Meanwhile, the pro-talks faction declared that it would participate in the upcoming BTC elections. The ‘general secretary’ of the outfit, Gobinda Basumatary, declared, "We might not put up candidates on our own, but would support candidates or political parties that advocate our cause for a separate Bodoland."
The Union Government on December 31, 2009, extended the cease-fire agreement with the pro-talks faction for a further period of six months, up to June 30, 2010. Earlier, tripartite peace talks between the NDFB and the Union and Assam Governments, were held in New Delhi on September 23, 2009.
NDFB 'general secretary' Govinda Basumatary observed, "The first round of dialogue was satisfactory. It has been four years since we surrendered. For the first time we received a positive response." Again, the pro-talks group had met the newly appointed Union Government interlocutor, P.C. Haldar, on February 1, 2010, and had expressed the demand for a separate State within the Indian Union, for the indigenous tribal group.
Nevertheless, there have been signs of some disenchantment with the negotiating process. On March 8, 2010, Assam Forest and Environment Minister Rockybul Hussain informed the State Legislative Assembly that 40 NDFB cadres had deserted their designated camps.
According to one estimate, around 700 pro-talks cadres of the NDFB are confined to three ‘designated camps’ in Kokrajhar, Baksa and Udalguri Districts.
The anti-talks has, meanwhile, consolidated its presence in the four BTC Districts and the adjoining Sonitpur District, establishing safe hideouts in the forests. Earlier, the Manas National Park, stretching over parts of the Kokrajhar, Bongaigaon, Barpeta, Nalbari, Kamrup and Darang Districts, used to be a hotbed of united NDFB activity.
Currently, the Rowta Reserve Forests in Udalguri District and Sonai Rupai Wildlife Sanctuary in Sonitpur District have emerged as the anti-talks faction’s safe havens.
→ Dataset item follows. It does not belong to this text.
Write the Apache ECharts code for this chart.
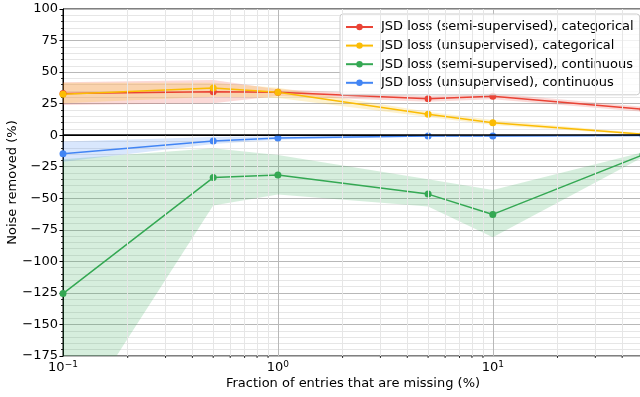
<!DOCTYPE html>
<html>
<head>
<meta charset="utf-8">
<script src="https://cdn.jsdelivr.net/npm/echarts@6/dist/echarts.min.js"></script>
<style>html,body{margin:0;padding:0;background:#fff}#c{width:640px;height:397px}</style>
</head>
<body>
<div id="c"></div>
<script>
// ---- data ----
const xValues = [0.1, 0.5, 1, 5, 10, 50];
const seriesNames = [
  'JSD loss (semi-supervised), categorical',
  'JSD loss (unsupervised), categorical',
  'JSD loss (semi-supervised), continuous',
  'JSD loss (unsupervised), continuous'
];
const semiCat    = [33, 34.5, 34, 28.8, 30.8, 20.5];
const semiCatLo  = [24, 25.3, 31, 26.5, 28.5, 18.5];
const semiCatHi  = [42, 43.7, 36.5, 31, 33.3, 22.5];
const unsupCat   = [32.5, 37.4, 34, 16.5, 9.9, 0.8];
const unsupCatLo = [25.3, 30.5, 29.5, 14.5, 8, 0];
const unsupCatHi = [41.5, 41.5, 37.5, 18.5, 12, 1.6];
const semiCon    = [-125.5, -33.6, -31.5, -46.7, -62.8, -15.5];
const semiConLo  = [-241, -55.8, -47.1, -56.6, -80.9, -17.5];
const semiConHi  = [-19, -10.4, -15.7, -35, -43.5, -13.5];
const unsupCon   = [-14.8, -4.6, -2.3, -0.6, -0.6, -0.3];
const unsupConLo = [-21, -7, -3.6, -1.1, -1.1, -0.7];
const unsupConHi = [-5, -1.5, -1, 0, 0, 0];
const yTicks = [-175, -150, -125, -100, -75, -50, -25, 0, 25, 50, 75, 100];
const xMinorLines = [0.2,0.3,0.4,0.5,0.6,0.7,0.8,0.9,2,3,4,5,6,7,8,9,20,30,40];

const colors = ['#EA4335', '#FBBC04', '#34A853', '#4285F4'];
const mains = [semiCat, unsupCat, semiCon, unsupCon];
const los = [semiCatLo, unsupCatLo, semiConLo, unsupConLo];
const his = [semiCatHi, unsupCatHi, semiConHi, unsupConHi];

const FONT = 'DejaVu Sans';
const Y_MIN = -175, Y_MAX = 100;
const series = [];

// bands
mains.forEach((m, k) => {
  series.push({
    type: 'custom',
    coordinateSystem: 'cartesian2d',
    clip: true,
    silent: true,
    z: 1,
    encode: {x: 0, y: 1},
    data: xValues.map((x, i) => [x, los[k][i], his[k][i]]),
    renderItem: function (params, api) {
      if (params.dataIndex !== 0) return null;
      const pts = [];
      for (let i = 0; i < xValues.length; i++) pts.push(api.coord([xValues[i], his[k][i]]));
      for (let i = xValues.length - 1; i >= 0; i--) pts.push(api.coord([xValues[i], los[k][i]]));
      return {type: 'polygon', shape: {points: pts}, style: {fill: colors[k], opacity: 0.2}};
    }
  });
});

// minor x ticks on the bottom axis
series.push({
  type: 'custom',
  coordinateSystem: 'cartesian2d',
  clip: false,
  silent: true,
  z: 5,
  encode: {x: 0, y: 1},
  data: xMinorLines.map(v => [v, Y_MIN]),
  renderItem: function (params, api) {
    const p = api.coord([api.value(0), Y_MIN]);
    return {type: 'line', shape: {x1: p[0], y1: p[1], x2: p[0], y2: p[1] + 2}, style: {stroke: '#000', lineWidth: 0.8}};
  }
});

// minor x grid + zero line
series.push({
  type: 'line',
  data: [[0.1, 0]],
  symbol: 'none',
  lineStyle: {opacity: 0},
  silent: true,
  z: 0,
  markLine: {
    silent: true,
    symbol: 'none',
    label: {show: false},
    animation: false,
    data: xMinorLines.map(v => ({xAxis: v, lineStyle: {color: '#e6e6e6', width: 1, type: 'solid'}}))
  }
});
series.push({
  type: 'line',
  data: [[0.1, 0]],
  symbol: 'none',
  lineStyle: {opacity: 0},
  silent: true,
  z: 2,
  markLine: {
    silent: true,
    symbol: 'none',
    label: {show: false},
    animation: false,
    data: [{yAxis: 0, lineStyle: {color: '#000', width: 1.5, type: 'solid'}}]
  }
});

// main lines
mains.forEach((m, k) => {
  series.push({
    name: seriesNames[k],
    type: 'line',
    data: xValues.map((x, i) => [x, m[i]]),
    symbol: 'circle',
    symbolSize: 7,
    showAllSymbol: true,
    clip: true,
    z: 3,
    color: colors[k],
    lineStyle: {width: 1.5, color: colors[k]},
    itemStyle: {color: colors[k]}
  });
});

const chart = echarts.init(document.getElementById('c'), null, {renderer: 'canvas'});
chart.setOption({
  animation: false,
  backgroundColor: '#fff',
  textStyle: {fontFamily: FONT},
  grid: {left: 63, right: -3, top: 9, bottom: 41, show: true, borderColor: '#000', borderWidth: 1, containLabel: false, outerBoundsMode: 'none'},
  legend: {
    data: seriesNames,
    left: 340,
    top: 14,
    orient: 'vertical',
    itemWidth: 27,
    itemHeight: 8,
    itemGap: 4.6,
    padding: [6, 6, 5, 5],
    backgroundColor: 'rgba(255,255,255,0.8)',
    borderColor: '#cccccc',
    borderWidth: 1,
    borderRadius: 3,
    textStyle: {fontFamily: FONT, fontSize: 13, color: '#000', lineHeight: 14, padding: [0, 0, 0, 3]}
  },
  xAxis: {
    type: 'log',
    logBase: 10,
    min: 0.1,
    max: 50,
    name: 'Fraction of entries that are missing (%)',
    nameLocation: 'middle',
    nameGap: 21,
    nameMoveOverlap: false,
    nameTextStyle: {fontFamily: FONT, fontSize: 13, color: '#000'},
    axisLine: {show: true, lineStyle: {color: '#000', width: 1}},
    axisTick: {show: true, length: 3.5, lineStyle: {color: '#000', width: 1}},
    splitLine: {show: true, lineStyle: {color: '#b8b8b8', width: 1}},
    axisLabel: {
      margin: 4,
      color: '#000',
      formatter: function (v) {
        const e = Math.log10(v);
        if (Math.abs(e - Math.round(e)) > 1e-6) return '';
        const r = Math.round(e);
        return '{b|10}{s|' + String(r).replace('-', '\u2212') + '}';
      },
      rich: {
        b: {fontFamily: FONT, fontSize: 13, color: '#000'},
        s: {fontFamily: FONT, fontSize: 9, color: '#000', padding: [0, 0, 6, 0]}
      }
    }
  },
  yAxis: {
    type: 'value',
    min: Y_MIN,
    max: Y_MAX,
    interval: 25,
    name: 'Noise removed (%)',
    nameLocation: 'middle',
    nameGap: 44,
    nameRotate: 90,
    nameMoveOverlap: false,
    nameTextStyle: {fontFamily: FONT, fontSize: 13, color: '#000'},
    axisLine: {show: true, lineStyle: {color: '#000', width: 1}},
    axisTick: {show: true, length: 3.5, lineStyle: {color: '#000', width: 1}},
    minorTick: {show: true, splitNumber: 5, length: 2, lineStyle: {color: '#000', width: 0.8}},
    splitLine: {show: true, lineStyle: {color: '#b8b8b8', width: 1}},
    minorSplitLine: {show: true, lineStyle: {color: '#e6e6e6', width: 1}},
    axisLabel: {
      margin: 5,
      color: '#000',
      fontFamily: FONT,
      fontSize: 13,
      formatter: function (v) { return yTicks.indexOf(v) >= 0 ? String(v).replace('-', '\u2212') : ''; }
    }
  },
  series: series
});
</script>
</body>
</html>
As one Police official disclosed, "The NDFB cadres carry out strikes and vanish into the Reserve Forest. It is difficult to catch them because of the inaccessible areas where they take shelter."
An Army official, commenting on the presence of NDFB cadres in the Sonai Rupai Wildlife Sanctuary stated, "The Park has also turned into a hotbed of militancy. We have reports of the Ranjan Daimary faction of the NDFB having a strong base inside the sanctuary."
The densely forested terrain along the Assam-Arunachal Pradesh border also provides sanctuary to the violent faction of the NDFB.
The Bodo group is active in parts of as many as six Districts of Arunachal Pradesh: East Siang, West Siang, Lower Dibang Valley, Upper Dibang Valley, Lohit and Papum Pare. Arunachal Pradesh Home Minister Tako Dabi, on January 10, 2010, stated that he had recently toured and taken stock of the situation in Mebo and the adjoining areas of East Siang, and the Likabali area of West Siang, where NDFB and ULFA cadres were engaged in extortion activities. He said these groups’ cadres were also smuggling timber out of the forests in Seijosa in East Kameng and the Balijan area of Papum Pare District.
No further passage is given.